BRIEF>
Your output is the lines from the first one to the one containing "RED = '#cc3333'", repeated exactly, with images left out.

DATASET CONTENT>

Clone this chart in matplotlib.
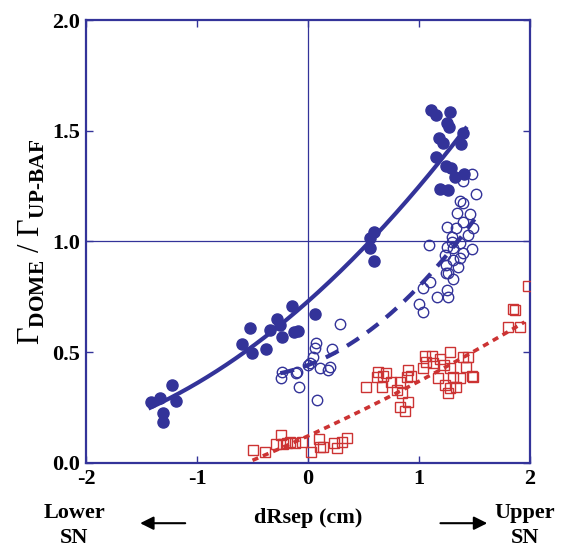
import numpy as np
import matplotlib
matplotlib.use('Agg')
import matplotlib.pyplot as plt

plt.rcParams['font.family'] = ['Liberation Serif', 'DejaVu Serif']
plt.rcParams['font.weight'] = 'bold'
plt.rcParams['mathtext.fontset'] = 'custom'
plt.rcParams['mathtext.rm'] = 'Liberation Serif'
plt.rcParams['mathtext.bf'] = 'Liberation Serif:bold'

BLUE = '#333399'
RED = '#cc3333'

# filled circles
x_fill = [-1.417, -1.333, -1.228, -1.309, -1.309, -1.189,
          -0.597, -0.523, -0.507, -0.378, -0.282, -0.342, -0.237, -0.147,
          -0.124, -0.09, 0.063, -0.25,
          0.597, 0.559, 0.559, 0.597,
          1.105, 1.153, 1.279, 1.249, 1.273, 1.394, 1.183, 1.219, 1.375,
          1.153, 1.243, 1.288, 1.324, 1.405, 1.189, 1.264]
y_fill = [0.274, 0.292, 0.352, 0.227, 0.186, 0.281,
          0.536, 0.608, 0.495, 0.513, 0.649, 0.600, 0.570, 0.710,
          0.593, 0.596, 0.671, 0.625,
          1.044, 1.014, 0.969, 0.912,
          1.594, 1.571, 1.586, 1.534, 1.518, 1.488, 1.466, 1.443, 1.439,
          1.383, 1.342, 1.333, 1.293, 1.305, 1.236, 1.233]

# open circles
x_open = [-0.237, -0.243, -0.108, -0.078, 0.003, 0.048, 0.063, 0.069, 0.078,
          0.108, 0.183, 0.198, 0.219, 0.288, -0.10, 0.02,
          1.474, 1.399, 1.514, 1.369, 1.393, 1.345, 1.459, 1.399, 1.250,
          1.333, 1.483, 1.444, 1.093, 1.294, 1.369, 1.250, 1.309, 1.474,
          1.234, 1.393, 1.309, 1.243, 1.354, 1.264, 1.240, 1.309, 1.033,
          1.099, 1.159, 1.250, 1.258, 1.003, 1.033, 1.369, 1.30]
y_open = [0.412, 0.382, 0.408, 0.345, 0.442, 0.480, 0.518, 0.540, 0.284,
          0.428, 0.420, 0.435, 0.513, 0.628, 0.41, 0.45,
          1.305, 1.275, 1.214, 1.184, 1.175, 1.130, 1.124, 1.089, 1.067,
          1.060, 1.060, 1.029, 0.984, 0.999, 0.992, 0.977, 0.969, 0.965,
          0.939, 0.947, 0.916, 0.894, 0.886, 0.856, 0.857, 0.829, 0.789,
          0.819, 0.751, 0.781, 0.751, 0.718, 0.683, 0.925, 1.02]

# open squares
x_sq = [-0.493, -0.387, -0.288, -0.243, -0.222, -0.162, -0.117, -0.057,
        -0.192, 0.027, 0.102, 0.108, 0.132, 0.237, 0.264, 0.303, 0.348,
        0.523, 0.634, 0.619, 0.679, 0.703, 0.664, 0.745, 0.799, 0.829,
        0.844, 0.904, 0.889, 0.925, 0.904, 0.829, 0.874,
        1.054, 1.114, 1.060, 1.039, 1.123, 1.189, 1.279, 1.225, 1.279,
        1.168, 1.234, 1.279, 1.264, 1.333, 1.399, 1.444, 1.423, 1.369,
        1.474, 1.489, 1.309,
        1.805, 1.850, 1.865, 1.910, 1.979]
y_sq = [0.059, 0.051, 0.084, 0.126, 0.086, 0.096, 0.092, 0.093,
        0.089, 0.051, 0.107, 0.074, 0.071, 0.089, 0.066, 0.096, 0.111,
        0.342, 0.412, 0.387, 0.393, 0.405, 0.345, 0.367, 0.330, 0.367,
        0.317, 0.420, 0.390, 0.393, 0.274, 0.251, 0.236,
        0.483, 0.483, 0.458, 0.427, 0.450, 0.468, 0.503, 0.442, 0.427,
        0.382, 0.352, 0.337, 0.315, 0.345, 0.480, 0.477, 0.435, 0.382,
        0.393, 0.387, 0.390,
        0.615, 0.694, 0.691, 0.613, 0.799]

# fitted curves: quadratic coefficients (highest power first) and x range
fill_coef = [0.0745, 0.444, 0.73]
fill_range = [-1.42, 1.42]
open_coef = [0.1667, 0.189, 0.442]
open_range = [-0.25, 1.5]
sq_coef = [0.0178, 0.229, 0.122]
sq_range = [-0.5, 1.95]

x_ticks = [-2, -1, 0, 1, 2]
x_ticklabels = ['-2', '-1', '0', '1', '2']
y_ticks = [0, 0.5, 1.0, 1.5, 2.0]
y_ticklabels = ['0.0', '0.5', '1.0', '1.5', '2.0']

fig = plt.figure(figsize=(5.82, 5.56), dpi=100)
ax = fig.add_axes([0.1478, 0.1673, 0.7629, 0.7967])

ax.axvline(0, color=BLUE, lw=0.9, zorder=1)
ax.axhline(1.0, color=BLUE, lw=0.9, zorder=1)

ax.plot(x_fill, y_fill, 'o', ms=8, color=BLUE, mec=BLUE, zorder=3)
ax.plot(x_open, y_open, 'o', ms=7.5, mfc='none', mec=BLUE, mew=1.0, zorder=3)
ax.plot(x_sq, y_sq, 's', ms=7.5, mfc='none', mec=RED, mew=1.0, zorder=3)

def curve(coef, rng):
    xx = np.linspace(rng[0], rng[1], 200)
    return xx, np.polyval(coef, xx)

xx, yy = curve(fill_coef, fill_range)
ax.plot(xx, yy, '-', color=BLUE, lw=3, zorder=4)
xx, yy = curve(open_coef, open_range)
ax.plot(xx, yy, color=BLUE, lw=3, dashes=(3.4, 2.4), zorder=4)
xx, yy = curve(sq_coef, sq_range)
ax.plot(xx, yy, color=RED, lw=2.6, dashes=(1.7, 1.4), zorder=4)

ax.set_xlim(-2, 2)
ax.set_ylim(0, 2)
ax.set_xticks(x_ticks)
ax.set_xticklabels(x_ticklabels)
ax.set_yticks(y_ticks)
ax.set_yticklabels(y_ticklabels)
ax.tick_params(direction='in', length=5, width=1, color=BLUE,
               top=True, right=True, labelsize=16, pad=4)
for lab in ax.get_xticklabels() + ax.get_yticklabels():
    lab.set_fontweight('bold')
for s in ax.spines.values():
    s.set_color(BLUE)
    s.set_linewidth(1.6)

ax.set_xlabel('dRsep (cm)', fontsize=16, fontweight='bold', labelpad=14)
ax.set_ylabel(r'Γ$_{\mathbf{DOME}}$ / Γ$_{\mathbf{UP\text{-}BAF}}$',
              fontsize=22, fontweight='normal', labelpad=4)

fig.text(0.128, 0.055, 'Lower\nSN', ha='center', va='center', fontsize=16,
         fontweight='bold', linespacing=1.35)
fig.text(0.902, 0.055, 'Upper\nSN', ha='center', va='center', fontsize=16,
         fontweight='bold', linespacing=1.35)
fig.patches.append(matplotlib.patches.FancyArrowPatch(
    (0.323, 0.059), (0.236, 0.059), transform=fig.transFigure,
    arrowstyle='-|>,head_length=8,head_width=4', color='black', lw=1.5))
fig.patches.append(matplotlib.patches.FancyArrowPatch(
    (0.752, 0.059), (0.842, 0.059), transform=fig.transFigure,
    arrowstyle='-|>,head_length=8,head_width=4', color='black', lw=1.5))

fig.savefig('out.png', dpi=100)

OUTPUT BELOW>
Clone this chart in matplotlib.
import numpy as np
import matplotlib
matplotlib.use('Agg')
import matplotlib.pyplot as plt

plt.rcParams['font.family'] = ['Liberation Serif', 'DejaVu Serif']
plt.rcParams['font.weight'] = 'bold'
plt.rcParams['mathtext.fontset'] = 'custom'
plt.rcParams['mathtext.rm'] = 'Liberation Serif'
plt.rcParams['mathtext.bf'] = 'Liberation Serif:bold'

BLUE = '#333399'
RED = '#cc3333'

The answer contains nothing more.